После успеха "Игоря" с "Половецкими плясками" и удачных выставок Бенуа назвал мои выступления "барсовыми прыжками". При давнишней враждебности Бенуа ко мне такой отзыв был верхом похвалы. "Монтекки и Капулетти" — так называли многие клан Бенуа и наши группы. Одно могу сказать, что не от меня шла это рознь. Много раз я пытался водворить мир. Миротворчество всегда было в моей природе. Раздор для меня отвратителен.
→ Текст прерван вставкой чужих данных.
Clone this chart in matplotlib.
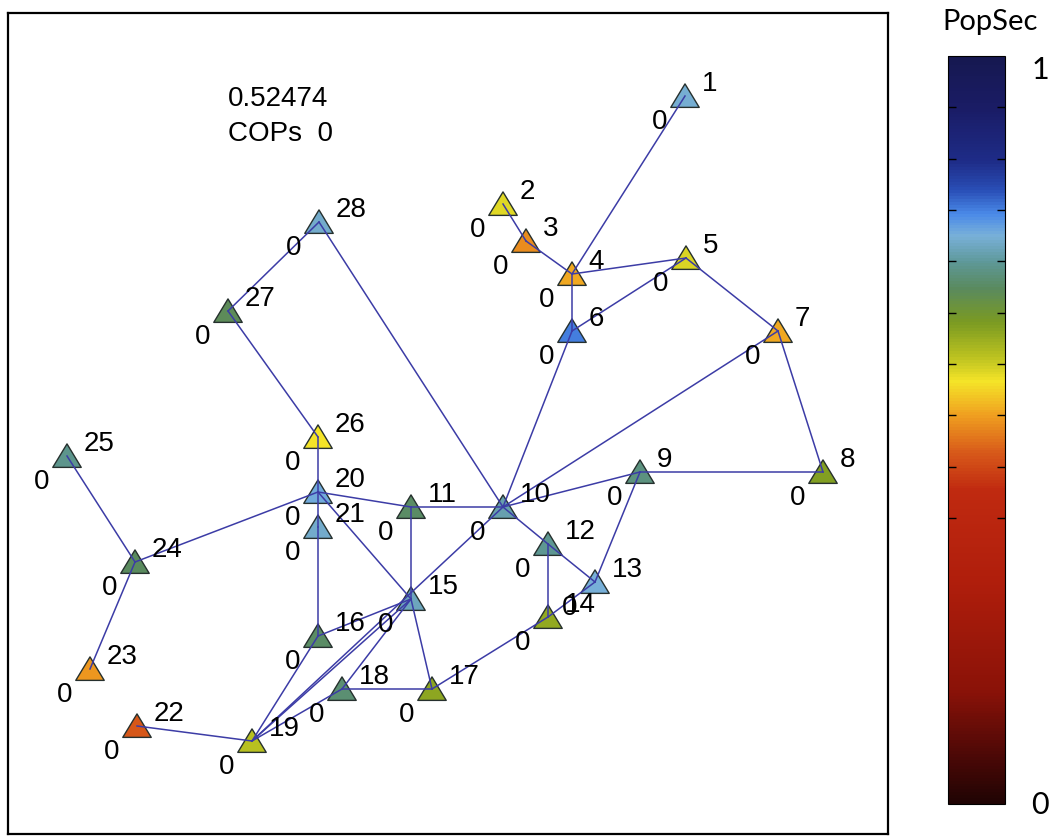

Вы правы, что "Снегурочка", как и все творчество Римского-Корсакова, мне близка. Сколько замечательного мог еще дать Николай Андреевич, ведь его последние вещи — "Салтан", "Золотой Петушок" и "Град Китеж" шли в восходящем аккорде. "Салтана" мне хотелось дать в индийской гамме. Сама сказка имеет восточную канву, а кроме того, в то время мы уже мечтали об отъезде в Индию. Бичам и Дягилев очень хвалили эскизы к "Салтану", и только банкротство Бичама помешало этой постановке в "Ковент-Гарден". Той же участи подвергся и "Садко", а мне его хотелось сделать. Палаты Садко, новугородская пристань, корабли — все это мне так знакомо. Теперь эти эскизы разлетелись и никогда не сойдутся вместе. Что в Калифорнии, что в Нью-Йорке, что в БуэносАйресе. Корабль Садко был у сэра Хагберга Райта в Лондоне. Жаль, хороший, культурный человек он был. Какое множество полезных деятелей померло за последние годы! Вот и Брайкевич умер. Хороший был собиратель. У него был серовский портрет Елены Ивановны. Куда пойдет его собрание? Где осталась моя "Сеча при Керженце" и серовское панно, сделанные для Дягилева? Не съели ли мыши?